:: Material ::

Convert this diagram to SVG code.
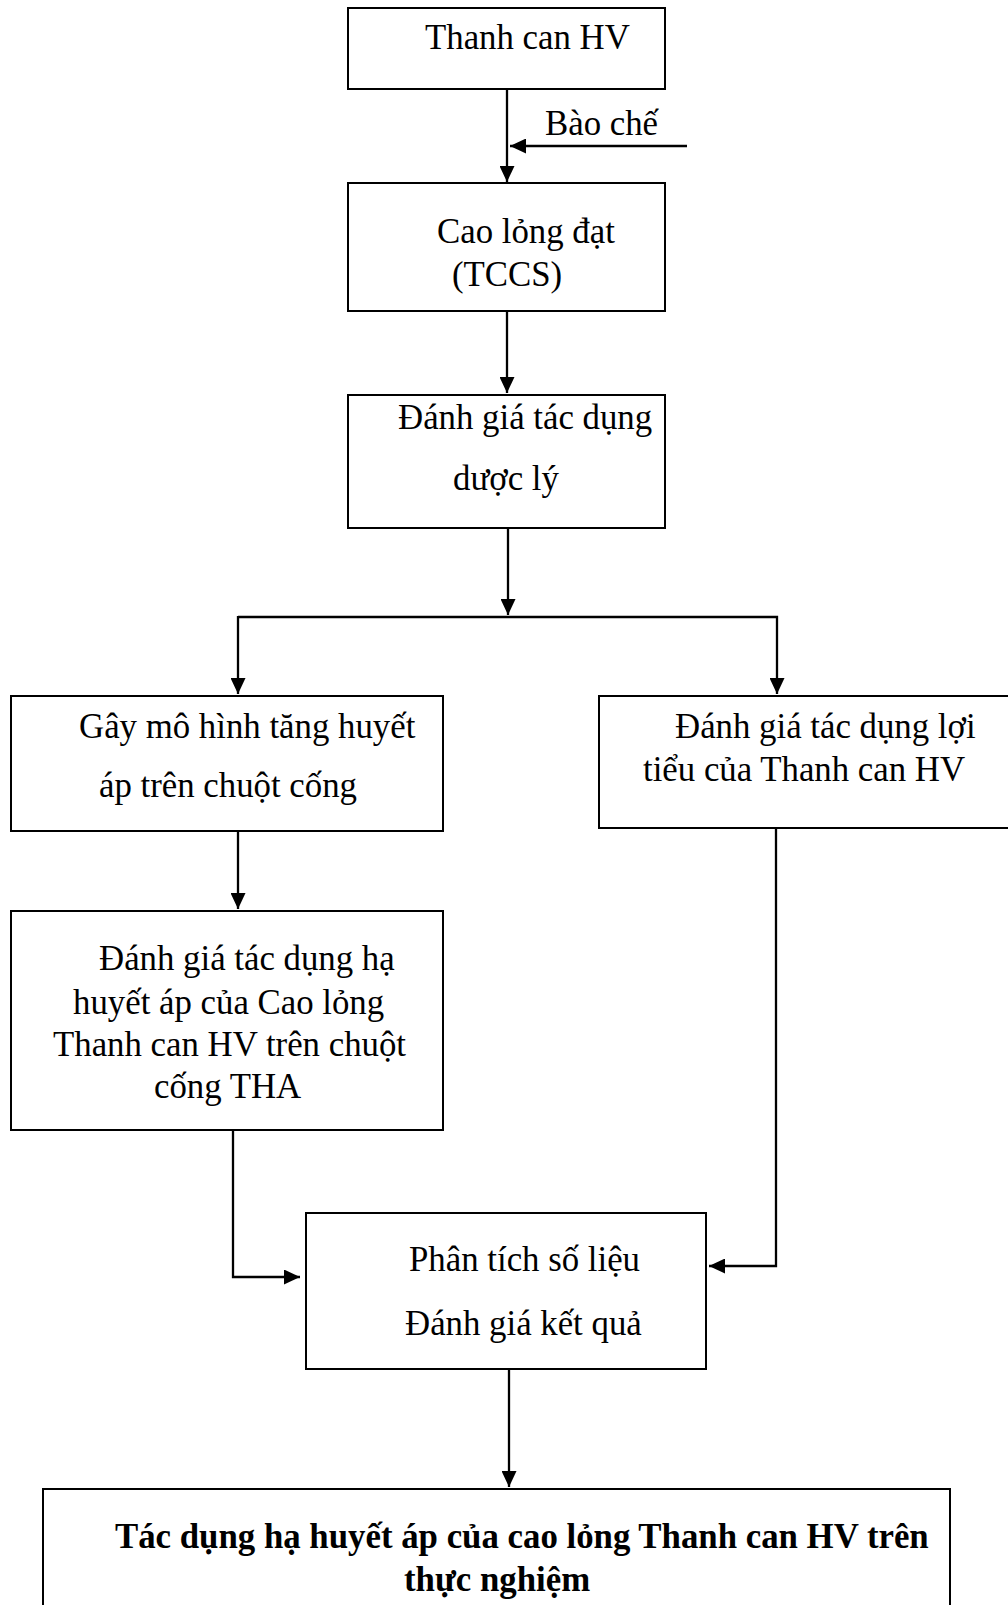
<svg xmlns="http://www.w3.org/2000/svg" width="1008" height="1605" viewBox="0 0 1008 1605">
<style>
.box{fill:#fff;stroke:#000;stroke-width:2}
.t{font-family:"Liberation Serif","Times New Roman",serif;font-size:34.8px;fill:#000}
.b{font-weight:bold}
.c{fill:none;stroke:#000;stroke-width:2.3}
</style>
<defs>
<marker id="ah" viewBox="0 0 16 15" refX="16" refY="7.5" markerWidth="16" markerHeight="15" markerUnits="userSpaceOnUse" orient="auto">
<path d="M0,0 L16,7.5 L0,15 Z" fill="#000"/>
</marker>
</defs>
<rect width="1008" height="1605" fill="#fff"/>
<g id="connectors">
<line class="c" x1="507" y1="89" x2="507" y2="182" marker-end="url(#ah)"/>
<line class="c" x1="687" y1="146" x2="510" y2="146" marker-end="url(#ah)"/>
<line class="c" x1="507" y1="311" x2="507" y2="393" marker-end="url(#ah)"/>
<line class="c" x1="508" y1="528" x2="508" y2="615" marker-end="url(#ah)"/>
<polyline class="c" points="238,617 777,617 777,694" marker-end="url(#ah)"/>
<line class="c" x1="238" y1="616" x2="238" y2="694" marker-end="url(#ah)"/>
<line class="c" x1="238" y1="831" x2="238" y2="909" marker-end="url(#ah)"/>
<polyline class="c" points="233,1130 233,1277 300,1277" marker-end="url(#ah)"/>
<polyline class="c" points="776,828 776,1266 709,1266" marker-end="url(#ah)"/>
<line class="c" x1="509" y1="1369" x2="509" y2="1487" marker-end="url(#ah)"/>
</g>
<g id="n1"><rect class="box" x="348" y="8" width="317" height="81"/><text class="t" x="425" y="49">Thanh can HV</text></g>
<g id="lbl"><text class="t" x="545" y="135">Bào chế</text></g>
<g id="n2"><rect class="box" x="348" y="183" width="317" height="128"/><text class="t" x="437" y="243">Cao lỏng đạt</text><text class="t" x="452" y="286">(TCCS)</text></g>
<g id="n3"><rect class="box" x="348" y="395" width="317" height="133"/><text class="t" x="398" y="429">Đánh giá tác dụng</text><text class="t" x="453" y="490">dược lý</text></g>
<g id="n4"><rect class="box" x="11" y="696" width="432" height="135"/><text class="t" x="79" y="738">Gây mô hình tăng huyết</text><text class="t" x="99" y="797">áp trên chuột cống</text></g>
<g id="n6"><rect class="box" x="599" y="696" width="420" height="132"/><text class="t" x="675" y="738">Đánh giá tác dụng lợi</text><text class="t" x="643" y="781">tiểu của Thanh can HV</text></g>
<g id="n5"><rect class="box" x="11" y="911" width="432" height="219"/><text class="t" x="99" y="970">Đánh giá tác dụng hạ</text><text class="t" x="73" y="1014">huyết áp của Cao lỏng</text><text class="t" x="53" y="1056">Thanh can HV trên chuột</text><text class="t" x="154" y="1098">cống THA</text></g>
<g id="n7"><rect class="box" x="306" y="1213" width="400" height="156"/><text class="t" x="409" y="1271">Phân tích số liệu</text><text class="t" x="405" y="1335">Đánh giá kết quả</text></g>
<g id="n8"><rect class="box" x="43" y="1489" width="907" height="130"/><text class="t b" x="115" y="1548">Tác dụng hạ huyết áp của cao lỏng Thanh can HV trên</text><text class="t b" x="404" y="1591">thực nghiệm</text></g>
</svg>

:::

Exercise:
Repeat all of the data above word for word, minus the pictures.

The completed task:
Convert this diagram to SVG code.
<svg xmlns="http://www.w3.org/2000/svg" width="1008" height="1605" viewBox="0 0 1008 1605">
<style>
.box{fill:#fff;stroke:#000;stroke-width:2}
.t{font-family:"Liberation Serif","Times New Roman",serif;font-size:34.8px;fill:#000}
.b{font-weight:bold}
.c{fill:none;stroke:#000;stroke-width:2.3}
</style>
<defs>
<marker id="ah" viewBox="0 0 16 15" refX="16" refY="7.5" markerWidth="16" markerHeight="15" markerUnits="userSpaceOnUse" orient="auto">
<path d="M0,0 L16,7.5 L0,15 Z" fill="#000"/>
</marker>
</defs>
<rect width="1008" height="1605" fill="#fff"/>
<g id="connectors">
<line class="c" x1="507" y1="89" x2="507" y2="182" marker-end="url(#ah)"/>
<line class="c" x1="687" y1="146" x2="510" y2="146" marker-end="url(#ah)"/>
<line class="c" x1="507" y1="311" x2="507" y2="393" marker-end="url(#ah)"/>
<line class="c" x1="508" y1="528" x2="508" y2="615" marker-end="url(#ah)"/>
<polyline class="c" points="238,617 777,617 777,694" marker-end="url(#ah)"/>
<line class="c" x1="238" y1="616" x2="238" y2="694" marker-end="url(#ah)"/>
<line class="c" x1="238" y1="831" x2="238" y2="909" marker-end="url(#ah)"/>
<polyline class="c" points="233,1130 233,1277 300,1277" marker-end="url(#ah)"/>
<polyline class="c" points="776,828 776,1266 709,1266" marker-end="url(#ah)"/>
<line class="c" x1="509" y1="1369" x2="509" y2="1487" marker-end="url(#ah)"/>
</g>
<g id="n1"><rect class="box" x="348" y="8" width="317" height="81"/><text class="t" x="425" y="49">Thanh can HV</text></g>
<g id="lbl"><text class="t" x="545" y="135">Bào chế</text></g>
<g id="n2"><rect class="box" x="348" y="183" width="317" height="128"/><text class="t" x="437" y="243">Cao lỏng đạt</text><text class="t" x="452" y="286">(TCCS)</text></g>
<g id="n3"><rect class="box" x="348" y="395" width="317" height="133"/><text class="t" x="398" y="429">Đánh giá tác dụng</text><text class="t" x="453" y="490">dược lý</text></g>
<g id="n4"><rect class="box" x="11" y="696" width="432" height="135"/><text class="t" x="79" y="738">Gây mô hình tăng huyết</text><text class="t" x="99" y="797">áp trên chuột cống</text></g>
<g id="n6"><rect class="box" x="599" y="696" width="420" height="132"/><text class="t" x="675" y="738">Đánh giá tác dụng lợi</text><text class="t" x="643" y="781">tiểu của Thanh can HV</text></g>
<g id="n5"><rect class="box" x="11" y="911" width="432" height="219"/><text class="t" x="99" y="970">Đánh giá tác dụng hạ</text><text class="t" x="73" y="1014">huyết áp của Cao lỏng</text><text class="t" x="53" y="1056">Thanh can HV trên chuột</text><text class="t" x="154" y="1098">cống THA</text></g>
<g id="n7"><rect class="box" x="306" y="1213" width="400" height="156"/><text class="t" x="409" y="1271">Phân tích số liệu</text><text class="t" x="405" y="1335">Đánh giá kết quả</text></g>
<g id="n8"><rect class="box" x="43" y="1489" width="907" height="130"/><text class="t b" x="115" y="1548">Tác dụng hạ huyết áp của cao lỏng Thanh can HV trên</text><text class="t b" x="404" y="1591">thực nghiệm</text></g>
</svg>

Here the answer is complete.